Science, Technology, and Society Seminar: STS Circle at Harvard

Date: 

Monday, October 24, 2016, 12:15pm to 2:00pm

Location: 

Pierce Hall, School of Engineering and Applied Sciences, 29 Oxford Street, Room 100F

"'Three Scientists Walk into a Barricade…' Expert Mobilization in Two Boston-area Social Movements"

Speaker:

Scott Frickel, Associate Professor of Sociology and Environment and Society, Brown University; Community Engagement Core Leader, Brown Superfund Research Program.

Co-sponsored by the Graduate School of Arts and Sciences and the School of Engineering and Applied Sciences.

Contact:

Shana Ashar
shana_ashar@hks.harvard.edu

Chair:

Sheila Jasanoff, Faculty Associate. Pforzheimer Professor of Science and Technology Studies, Harvard Kennedy School.
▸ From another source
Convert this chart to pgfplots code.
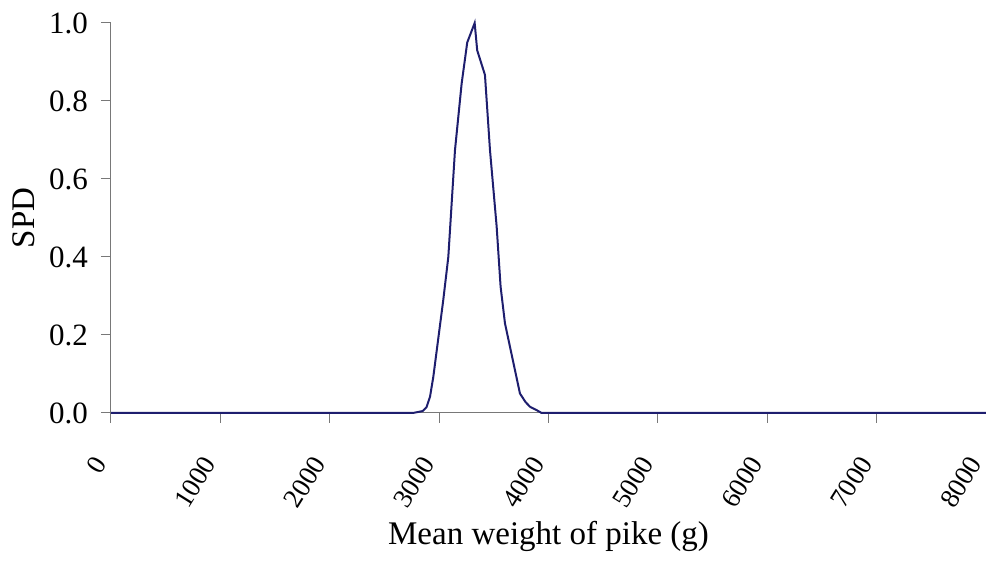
\documentclass[border=0pt]{standalone}
\usepackage{fontspec}
\setmainfont{Liberation Serif}
\usepackage{pgfplots}
\pgfplotsset{compat=1.18}
\definecolor{curve}{RGB}{30,30,110}
\definecolor{axisgray}{RGB}{120,120,120}
\begin{document}
\begin{tikzpicture}
\path[use as bounding box] (-55.5pt,-74pt) rectangle (437.5pt,206.5pt);
\begin{axis}[
  scale only axis,
  width=437.5pt, height=195pt,
  xmin=0, xmax=8000, ymin=0, ymax=1,
  axis lines=left,
  axis line style={axisgray, line width=0.5pt, -},
  xtick={0,1000,...,8000},
  ytick={0,0.2,...,1.0},
  tick style={axisgray, line width=0.5pt},
  tick align=outside,
  major tick length=5pt,
  /pgf/number format/assume math mode=true,
  every tick label/.append style={text=black},
  yticklabel={\pgfmathprintnumber[fixed, fixed zerofill, precision=1]{\tick}},
  xticklabel={\pgfmathprintnumber[fixed, 1000 sep={}]{\tick}},
  yticklabel style={font=\fontsize{15.5}{18}\selectfont, xshift=-3pt},
  xticklabel style={font=\fontsize{13.5}{16}\selectfont,
    shift={(-3.5pt,-15pt)}, rotate=58, anchor=east},
  xlabel={Mean weight of pike (g)},
  ylabel={SPD},
  label style={font=\fontsize{16.5}{18}\selectfont},
  xlabel style={at={([yshift=-66pt]axis description cs:0.5,0)}, anchor=base},
  ylabel style={at={([xshift=-38pt]axis description cs:0,0.5)}, anchor=base, rotate=0},
  clip=false,
]
\addplot[curve, line width=1pt] coordinates {
  (0,0) (2760,0) (2850,0.005) (2885,0.015) (2917,0.042) (2947,0.093)
  (3038,0.29) (3084,0.40) (3145,0.674) (3206,0.845) (3257,0.95)
  (3325,1.0) (3348,0.93) (3419,0.867) (3465,0.674) (3526,0.478)
  (3562,0.324) (3602,0.23) (3739,0.05) (3790,0.028) (3831,0.016)
  (3900,0.006) (3937,0) (8000,0)
};
\end{axis}
\end{tikzpicture}
\end{document}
Lunch is provided if you RSVP via our online form by Thursday of the week before the event.

Abstract:  

Interactions between social movement organizations and scientific, legal, and other experts have broad consequences for under-resourced urban communities. Yet studying mobilized experts in systematic ways has proven difficult. We investigate whether and how different kinds of experts engage Greater Metro Boston’s environmental and community development movements. Building on previous studies of “expert activism”, this talk summarizes findings from analysis of a stratified random sample of 691 experts working with or on behalf of 134 Boston-area social movement organizations (SMO). Our analysis shows that 1) SMOs invest heavily in expertise, but that the nature of these collaborations and the proportion of expert representation varies by movement and by SMO income level; 2) differences in the structure of mobilized expertise may be explained by the political logic of environmental and community development activism; and 3) a wide range of universities, colleges and professional schools around the world “feed” experts into local social movements, but in ways that are shaped importantly by geography and by the differential dynamics of academic and professional labor markets. These results help us motivate and outline a political sociology of experts and expertise.

Biography:

Scott Frickel is Associate Professor of Sociology and Environment and Society at Brown University and Community Engagement Core Leader for the Brown Superfund Research Program. His research and teaching interests lie at the intersection of knowledge, environment and politics. He is author of Chemical Consequences: Environmental Mutagens and the Rise of Genetic Toxicology and co-editor of The New Political Sociology of Science (with Kelly Moore), Fields of Knowledge (with David J. Hess), and Investigating Interdisciplinary Collaboration (with Mathieu Albert and Barbara Prainsack). His current book project (with James R. Elliott) is a comparative history of urban industrial land use and socio-environmental change in four U.S. cities called Urbanization’s Changing Nature.